Leave out the pictures and transcribe everything else exactly.

Available data »
▬▬▬▬▬▬

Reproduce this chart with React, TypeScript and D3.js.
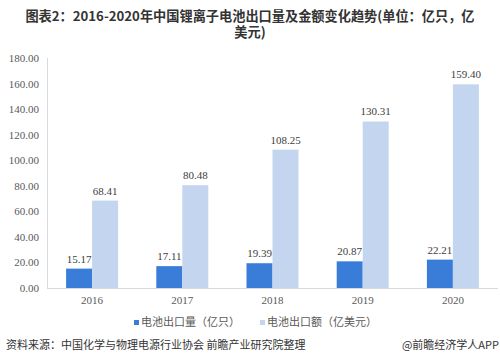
import * as d3 from "d3";

const years = ["2016", "2017", "2018", "2019", "2020"];
const volume = [15.17, 17.11, 19.39, 20.87, 22.21];
const amount = [68.41, 80.48, 108.25, 130.31, 159.4];
const yTicks = [0, 20, 40, 60, 80, 100, 120, 140, 160, 180];
const seriesNames = ["电池出口量（亿只）", "电池出口额（亿美元）"];
const titleLines = ["图表2：2016-2020年中国锂离子电池出口量及金额变化趋势(单位：亿只，亿", "美元)"];

const width = 500;
const height = 364;
const marginLeft = 47;
const marginRight = 2;
const marginTop = 58;
const marginBottom = 76;

const darkBlue = "#3a7dd9";
const lightBlue = "#c4d6ef";
const cjk = "'Noto Sans CJK SC', 'Noto Sans', sans-serif";
const serif = "'Liberation Serif', 'DejaVu Serif', serif";

export default function App() {
  const x = d3.scaleBand(years, [marginLeft, width - marginRight]);
  const y = d3.scaleLinear([0, 180], [height - marginBottom, marginTop]);
  const barW = 26;
  const series = [volume, amount];
  const colors = [darkBlue, lightBlue];

  return (
    <svg
      width={width}
      height={height}
      style={{ position: "absolute", left: 0, top: 0, background: "#fff" }}
    >
      <text textAnchor="middle" fontFamily={cjk} fontSize={13.2} fontWeight="bold" fill="#333">
        {titleLines.map((t, i) => (
          <tspan key={i} x={250} y={21 + i * 15.5}>{t}</tspan>
        ))}
      </text>

      {/* y axis */}
      <line x1={marginLeft + 0.5} x2={marginLeft + 0.5} y1={marginTop} y2={y(0)} stroke="#d9d9d9" />
      <line x1={marginLeft} x2={width - marginRight} y1={y(0) + 0.5} y2={y(0) + 0.5} stroke="#d9d9d9" />
      {yTicks.map((t) => (
        <text key={t} x={39} y={y(t) + 4} textAnchor="end" fontFamily={serif} fontSize={11} fill="#595959">
          {t.toFixed(2)}
        </text>
      ))}
      {years.map((yr) => (
        <text key={yr} x={x(yr)! + x.bandwidth() / 2} y={y(0) + 16} textAnchor="middle" fontFamily={serif} fontSize={11} fill="#595959">
          {yr}
        </text>
      ))}

      {series.map((vals, si) => (
        <g key={si}>
          {vals.map((v, i) => {
            const cx = x(years[i])! + x.bandwidth() / 2;
            const bx = si === 0 ? cx - barW : cx;
            return (
              <g key={i}>
                <rect x={bx} y={y(v)} width={barW} height={y(0) - y(v)} fill={colors[si]} />
                <text x={bx + barW / 2} y={y(v) - 6} textAnchor="middle" fontFamily={serif} fontSize={11} fill="#404040">
                  {v.toFixed(2)}
                </text>
              </g>
            );
          })}
        </g>
      ))}

      {/* legend */}
      <rect x={134} y={320} width={5} height={5} fill={darkBlue} />
      <text x={141} y={326} fontFamily={cjk} fontSize={11} fill="#595959">{seriesNames[0]}</text>
      <rect x={260} y={320} width={5} height={5} fill={lightBlue} />
      <text x={267} y={326} fontFamily={cjk} fontSize={11} fill="#595959">{seriesNames[1]}</text>

      <text x={6} y={349} fontFamily={cjk} fontSize={11} fill="#333">
        资料来源：中国化学与物理电源行业协会 前瞻产业研究院整理
      </text>
      <text x={499} y={349} textAnchor="end" fontFamily={cjk} fontSize={11} fill="#333">
        @前瞻经济学人APP
      </text>
    </svg>
  );
}
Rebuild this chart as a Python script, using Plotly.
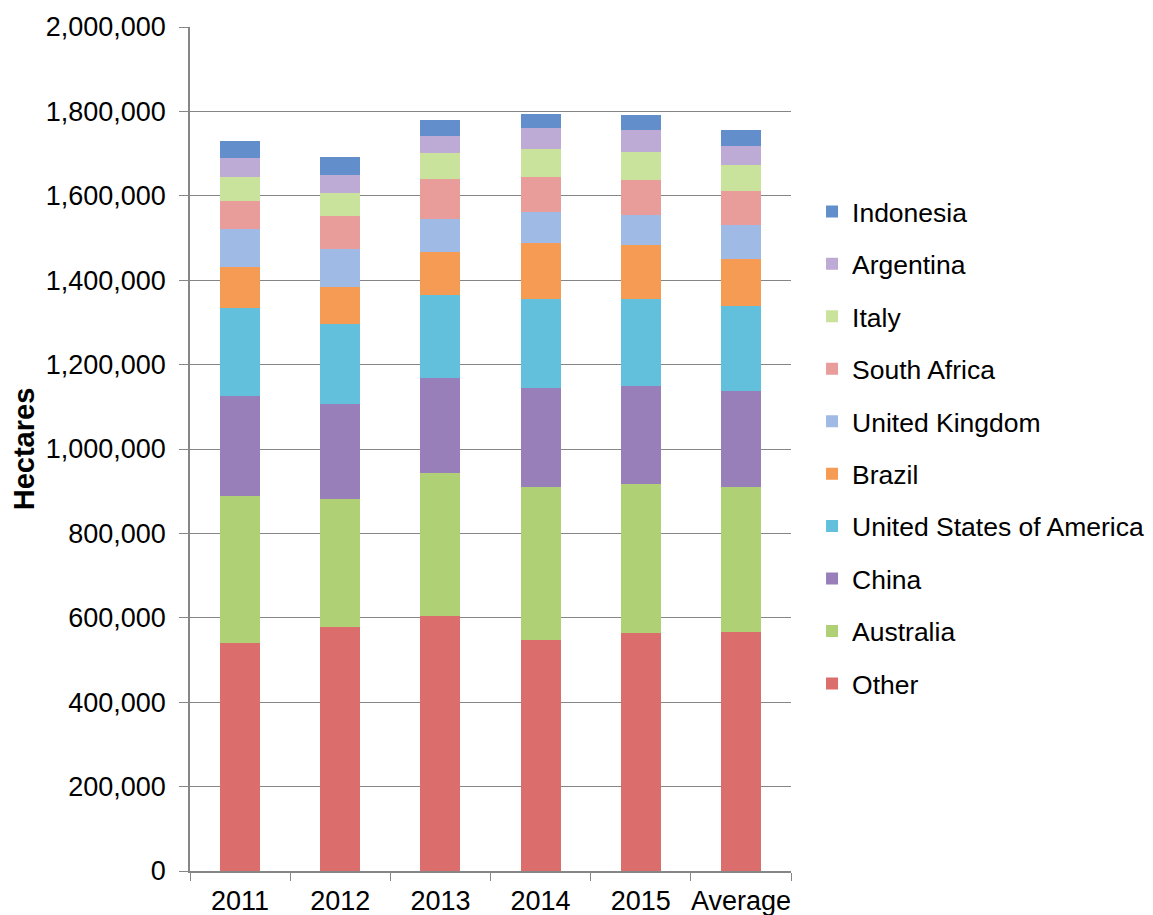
import plotly.graph_objects as go

categories = ["2011", "2012", "2013", "2014", "2015", "Average"]

other = [540000, 579000, 605000, 547000, 565000, 567000]
australia = [349000, 302000, 339000, 364000, 351000, 342000]
china = [237000, 226000, 224000, 233000, 233000, 228000]
usa = [209000, 189000, 197000, 212000, 206000, 203000]
brazil = [96000, 87000, 102000, 131000, 128000, 110000]
uk = [90000, 92000, 79000, 74000, 72000, 82000]
south_africa = [67000, 76000, 93000, 84000, 82000, 80000]
italy = [56000, 56000, 63000, 65000, 67000, 62000]
argentina = [46000, 42000, 40000, 51000, 53000, 44000]
indonesia = [41000, 44000, 37000, 34000, 35000, 39000]

series = [
    ("Other", other, "#DB6E6C"),
    ("Australia", australia, "#AFD075"),
    ("China", china, "#997FBA"),
    ("United States of America", usa, "#63C0DC"),
    ("Brazil", brazil, "#F59B53"),
    ("United Kingdom", uk, "#A0BAE6"),
    ("South Africa", south_africa, "#E89D9A"),
    ("Italy", italy, "#C9E39D"),
    ("Argentina", argentina, "#BDABD5"),
    ("Indonesia", indonesia, "#638ECC"),
]

fig = go.Figure()
n = len(series)
for i, (name, vals, color) in enumerate(series):
    fig.add_trace(go.Bar(
        x=categories, y=vals, name=name, legendgroup=name,
        legendrank=n - i,
        marker=dict(color=color, line=dict(width=0)),
    ))

font_family = "Liberation Sans, Arial, sans-serif"

fig.update_layout(
    barmode="stack",
    bargap=0.6,
    width=1153, height=915,
    margin=dict(l=182, r=361, t=19, b=52),
    plot_bgcolor="white",
    paper_bgcolor="white",
    font=dict(family=font_family, size=27, color="black"),
    legend=dict(
        traceorder="grouped",
        tracegroupgap=15,
        x=1.035, xanchor="left",
        y=0.8096, yanchor="top",
        font=dict(size=26.5),
        bgcolor="rgba(0,0,0,0)",
    ),
    xaxis=dict(
        showline=True, linecolor="#868686", linewidth=1.5,
        ticks="outside", tickson="boundaries", ticklen=8, tickcolor="#868686",
        tickfont=dict(size=27), tickangle=0, automargin=False,
        ticklabelstandoff=5,
    ),
    yaxis=dict(
        range=[0, 2000000], dtick=200000, tickformat=",",
        showline=True, linecolor="#868686", linewidth=1.5,
        showgrid=True, gridcolor="#868686", gridwidth=1.3,
        ticks="outside", ticklen=9, tickcolor="#868686",
        ticklabelstandoff=8,
        tickfont=dict(size=27),
        zeroline=False, automargin=False,
        title=dict(text="<b>Hectares</b>", font=dict(size=29), standoff=6),
    ),
)

fig.write_html("out.html")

▬▬▬▬▬▬

Finished answer »
Reproduce this chart with React, TypeScript and D3.js.
import * as d3 from "d3";

const years = ["2016", "2017", "2018", "2019", "2020"];
const volume = [15.17, 17.11, 19.39, 20.87, 22.21];
const amount = [68.41, 80.48, 108.25, 130.31, 159.4];
const yTicks = [0, 20, 40, 60, 80, 100, 120, 140, 160, 180];
const seriesNames = ["电池出口量（亿只）", "电池出口额（亿美元）"];
const titleLines = ["图表2：2016-2020年中国锂离子电池出口量及金额变化趋势(单位：亿只，亿", "美元)"];

const width = 500;
const height = 364;
const marginLeft = 47;
const marginRight = 2;
const marginTop = 58;
const marginBottom = 76;

const darkBlue = "#3a7dd9";
const lightBlue = "#c4d6ef";
const cjk = "'Noto Sans CJK SC', 'Noto Sans', sans-serif";
const serif = "'Liberation Serif', 'DejaVu Serif', serif";

export default function App() {
  const x = d3.scaleBand(years, [marginLeft, width - marginRight]);
  const y = d3.scaleLinear([0, 180], [height - marginBottom, marginTop]);
  const barW = 26;
  const series = [volume, amount];
  const colors = [darkBlue, lightBlue];

  return (
    <svg
      width={width}
      height={height}
      style={{ position: "absolute", left: 0, top: 0, background: "#fff" }}
    >
      <text textAnchor="middle" fontFamily={cjk} fontSize={13.2} fontWeight="bold" fill="#333">
        {titleLines.map((t, i) => (
          <tspan key={i} x={250} y={21 + i * 15.5}>{t}</tspan>
        ))}
      </text>

      {/* y axis */}
      <line x1={marginLeft + 0.5} x2={marginLeft + 0.5} y1={marginTop} y2={y(0)} stroke="#d9d9d9" />
      <line x1={marginLeft} x2={width - marginRight} y1={y(0) + 0.5} y2={y(0) + 0.5} stroke="#d9d9d9" />
      {yTicks.map((t) => (
        <text key={t} x={39} y={y(t) + 4} textAnchor="end" fontFamily={serif} fontSize={11} fill="#595959">
          {t.toFixed(2)}
        </text>
      ))}
      {years.map((yr) => (
        <text key={yr} x={x(yr)! + x.bandwidth() / 2} y={y(0) + 16} textAnchor="middle" fontFamily={serif} fontSize={11} fill="#595959">
          {yr}
        </text>
      ))}

      {series.map((vals, si) => (
        <g key={si}>
          {vals.map((v, i) => {
            const cx = x(years[i])! + x.bandwidth() / 2;
            const bx = si === 0 ? cx - barW : cx;
            return (
              <g key={i}>
                <rect x={bx} y={y(v)} width={barW} height={y(0) - y(v)} fill={colors[si]} />
                <text x={bx + barW / 2} y={y(v) - 6} textAnchor="middle" fontFamily={serif} fontSize={11} fill="#404040">
                  {v.toFixed(2)}
                </text>
              </g>
            );
          })}
        </g>
      ))}

      {/* legend */}
      <rect x={134} y={320} width={5} height={5} fill={darkBlue} />
      <text x={141} y={326} fontFamily={cjk} fontSize={11} fill="#595959">{seriesNames[0]}</text>
      <rect x={260} y={320} width={5} height={5} fill={lightBlue} />
      <text x={267} y={326} fontFamily={cjk} fontSize={11} fill="#595959">{seriesNames[1]}</text>

      <text x={6} y={349} fontFamily={cjk} fontSize={11} fill="#333">
        资料来源：中国化学与物理电源行业协会 前瞻产业研究院整理
      </text>
      <text x={499} y={349} textAnchor="end" fontFamily={cjk} fontSize={11} fill="#333">
        @前瞻经济学人APP
      </text>
    </svg>
  );
}
Rebuild this chart as a Python script, using Plotly.
import plotly.graph_objects as go

categories = ["2011", "2012", "2013", "2014", "2015", "Average"]

other = [540000, 579000, 605000, 547000, 565000, 567000]
australia = [349000, 302000, 339000, 364000, 351000, 342000]
china = [237000, 226000, 224000, 233000, 233000, 228000]
usa = [209000, 189000, 197000, 212000, 206000, 203000]
brazil = [96000, 87000, 102000, 131000, 128000, 110000]
uk = [90000, 92000, 79000, 74000, 72000, 82000]
south_africa = [67000, 76000, 93000, 84000, 82000, 80000]
italy = [56000, 56000, 63000, 65000, 67000, 62000]
argentina = [46000, 42000, 40000, 51000, 53000, 44000]
indonesia = [41000, 44000, 37000, 34000, 35000, 39000]

series = [
    ("Other", other, "#DB6E6C"),
    ("Australia", australia, "#AFD075"),
    ("China", china, "#997FBA"),
    ("United States of America", usa, "#63C0DC"),
    ("Brazil", brazil, "#F59B53"),
    ("United Kingdom", uk, "#A0BAE6"),
    ("South Africa", south_africa, "#E89D9A"),
    ("Italy", italy, "#C9E39D"),
    ("Argentina", argentina, "#BDABD5"),
    ("Indonesia", indonesia, "#638ECC"),
]

fig = go.Figure()
n = len(series)
for i, (name, vals, color) in enumerate(series):
    fig.add_trace(go.Bar(
        x=categories, y=vals, name=name, legendgroup=name,
        legendrank=n - i,
        marker=dict(color=color, line=dict(width=0)),
    ))

font_family = "Liberation Sans, Arial, sans-serif"

fig.update_layout(
    barmode="stack",
    bargap=0.6,
    width=1153, height=915,
    margin=dict(l=182, r=361, t=19, b=52),
    plot_bgcolor="white",
    paper_bgcolor="white",
    font=dict(family=font_family, size=27, color="black"),
    legend=dict(
        traceorder="grouped",
        tracegroupgap=15,
        x=1.035, xanchor="left",
        y=0.8096, yanchor="top",
        font=dict(size=26.5),
        bgcolor="rgba(0,0,0,0)",
    ),
    xaxis=dict(
        showline=True, linecolor="#868686", linewidth=1.5,
        ticks="outside", tickson="boundaries", ticklen=8, tickcolor="#868686",
        tickfont=dict(size=27), tickangle=0, automargin=False,
        ticklabelstandoff=5,
    ),
    yaxis=dict(
        range=[0, 2000000], dtick=200000, tickformat=",",
        showline=True, linecolor="#868686", linewidth=1.5,
        showgrid=True, gridcolor="#868686", gridwidth=1.3,
        ticks="outside", ticklen=9, tickcolor="#868686",
        ticklabelstandoff=8,
        tickfont=dict(size=27),
        zeroline=False, automargin=False,
        title=dict(text="<b>Hectares</b>", font=dict(size=29), standoff=6),
    ),
)

fig.write_html("out.html")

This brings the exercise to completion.